For some time when I was younger I thought it would be cool to be a bartender, because you get to listen to people’s stories. That never materialized for me. Whatever work I found was not in bars.
But the reality is that just drinking in bars, you will still hear a lot of stories, and you can actually focus, since in reality most bartenders are busy.
Just in the past week I’ve heard at least half a dozen crazy stories. People tell me things, because I have no shame admitting I’m half crazy too. Especially when I’m drinking, I don’t judge anyone (within broad limits: if anyone ever tells me they hurt a child that is a line). Anyone talking to me is completely safe. And I focus. When I listen, you are the rock star, and it’s not an act.

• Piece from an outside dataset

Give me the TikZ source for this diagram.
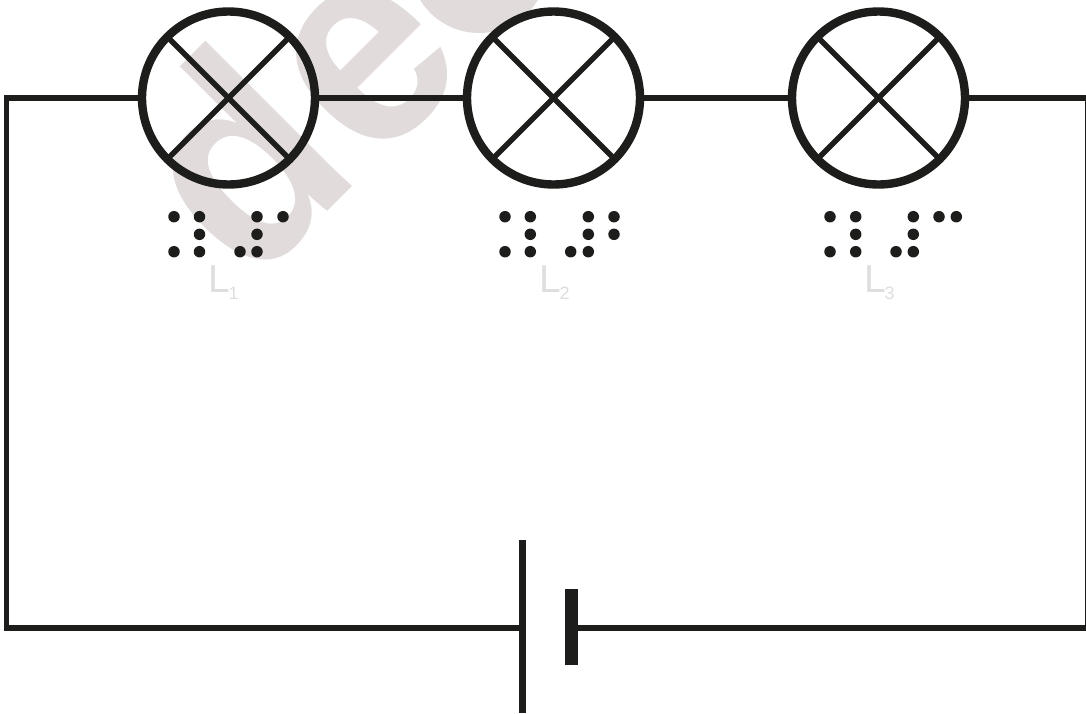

You know what the root of misanthropy is? Feeling disconnected, and like everyone hates you, or is judging you.
I watch human beings, and all I see is logic.
LOL. I mean that sincerely though. You, yourself, are logical, even when you are at your most crazy. There is a reason, an emotional reason, and looked at carefully, it makes perfect sense. No one ever does anything that does not make sense to them.
The task I have set myself is to have committed every sin–at some level, which is an important qualifier–that I may see in anyone else. Then I can SEE. I will not be blind. And whatever I have done, I need not cling to or stay with.
Can I say love is remembrance? Yes, apparently I can.